# Funeral



## Bro Book (May 30, 2018)

Greetings Brothers, I am WM Booker Mckinstry ( Bro Book ) of Excelsior #43 out of Pensacola Florida, working under the protection of the MWUGL of Florida. I have a PM, who's sister passed on the the South side of Chicago, funeral is Saturday, I thought it would warm his heart to see some Brothers.  Anyone on this site from that area Halsted Street?

Sent from my RCT6973W43 using My Freemasonry mobile app


----------



## CLewey44 (May 31, 2018)

That's actually a good idea. Good show of support.


----------



## Bloke (May 31, 2018)

We always go to these.. its typical to see half my mother lodge turn up, sadly at my other lodge, we only get a handful, but regardless, I am there in spirit. 
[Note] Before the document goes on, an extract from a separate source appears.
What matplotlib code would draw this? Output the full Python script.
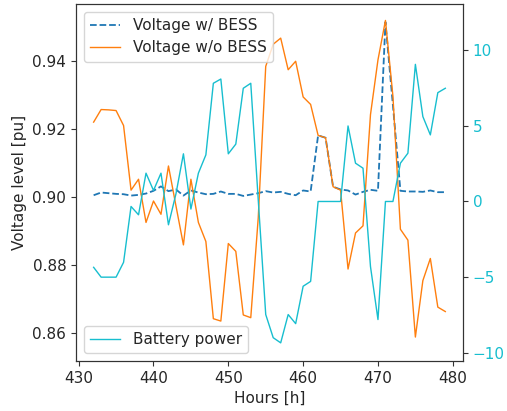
import matplotlib
matplotlib.use('Agg')
import matplotlib.pyplot as plt

# hourly results, hours 432..479
hours = list(range(432, 480))

# bus voltage with the battery storage in service [pu]
v_bess = [0.9006, 0.9014, 0.9012, 0.9010, 0.9009, 0.9005, 0.9007, 0.9011,
          0.9019, 0.9032, 0.9018, 0.9023, 0.9005, 0.9020, 0.9014, 0.9009,
          0.9010, 0.9017, 0.9010, 0.9010, 0.9004, 0.9008, 0.9012, 0.9018,
          0.9014, 0.9016, 0.9010, 0.9006, 0.9020, 0.9017, 0.9182, 0.9175,
          0.9031, 0.9023, 0.9020, 0.9008, 0.9016, 0.9022, 0.9019, 0.9515,
          0.9270, 0.9019, 0.9017, 0.9017, 0.9016, 0.9020, 0.9015, 0.9015]

# bus voltage without the battery [pu]
v_no_bess = [0.9221, 0.9258, 0.9257, 0.9255, 0.9211, 0.9021, 0.9053, 0.8926,
             0.8989, 0.8950, 0.9092, 0.8975, 0.8860, 0.9053, 0.8926, 0.8870,
             0.8643, 0.8636, 0.8864, 0.8841, 0.8654, 0.8646, 0.8940, 0.9385,
             0.9450, 0.9468, 0.9375, 0.9400, 0.9295, 0.9273, 0.9182, 0.9175,
             0.9031, 0.9021, 0.8789, 0.8895, 0.8916, 0.9243, 0.9404, 0.9520,
             0.9297, 0.8906, 0.8874, 0.8589, 0.8755, 0.8820, 0.8677, 0.8664]

# battery active power
p_batt = [-4.35, -5.0, -5.0, -5.0, -4.02, -0.33, -0.88, 1.87,
          0.73, 1.87, -1.54, 0.5, 3.15, -0.5, 1.87, 3.08,
          7.81, 8.09, 3.15, 3.79, 7.48, 7.81, 0.1, -7.47,
          -9.0, -9.34, -7.47, -8.07, -5.6, -5.28, 0.0, 0.0,
          0.0, 0.0, 4.99, 2.53, 2.2, -4.3, -7.8, 0.0,
          0.0, 2.53, 3.19, 9.06, 5.61, 4.4, 7.19, 7.48]

plt.rcParams['font.size'] = 11
plt.rcParams['text.color'] = '0.15'
plt.rcParams['axes.labelcolor'] = '0.15'
plt.rcParams['axes.edgecolor'] = '0.2'
plt.rcParams['xtick.color'] = '0.2'
plt.rcParams['ytick.color'] = '0.2'
plt.rcParams['xtick.labelcolor'] = '0.15'
plt.rcParams['ytick.labelcolor'] = '0.15'

fig, ax = plt.subplots(figsize=(5.07, 4.11), dpi=100)
fig.subplots_adjust(left=0.150, right=0.913, top=0.990, bottom=0.122)

ax.plot(hours, v_bess, '--', color='#1f77b4', lw=1.3, label='Voltage w/ BESS')
ax.plot(hours, v_no_bess, '-', color='#ff7f0e', lw=1.0, label='Voltage w/o BESS')
ax.set_ylim(0.8519, 0.9568)
ax.set_xlabel('Hours [h]')
ax.set_ylabel('Voltage level [pu]')
ax.legend(loc='upper left', fontsize=11)

ax2 = ax.twinx()
ax2.plot(hours, p_batt, '-', color='#17becf', lw=1.0, label='Battery power')
ax2.set_ylim(-10.53, 13.04)
ax2.tick_params(axis='y', labelcolor='#17becf')
ax2.legend(loc='lower left', fontsize=11)

plt.savefig('out.png', dpi=100)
Sorry for our Brother's loss.


----------



## Glen Cook (May 31, 2018)

Bro Book said:


> Greetings Brothers, I am WM Booker Mckinstry ( Bro Book ) of Excelsior #43 out of Pensacola Florida, working under the protection of the MWUGL of Florida. I have a PM, who's sister passed on the the South side of Chicago, funeral is Saturday, I thought it would warm his heart to see some Brothers.  Anyone on this site from that area Halsted Street?
> 
> Sent from my RCT6973W43 using My Freemasonry mobile app


Ahh, don’t  arrive till Monday or would do.
Condolences to the family.


----------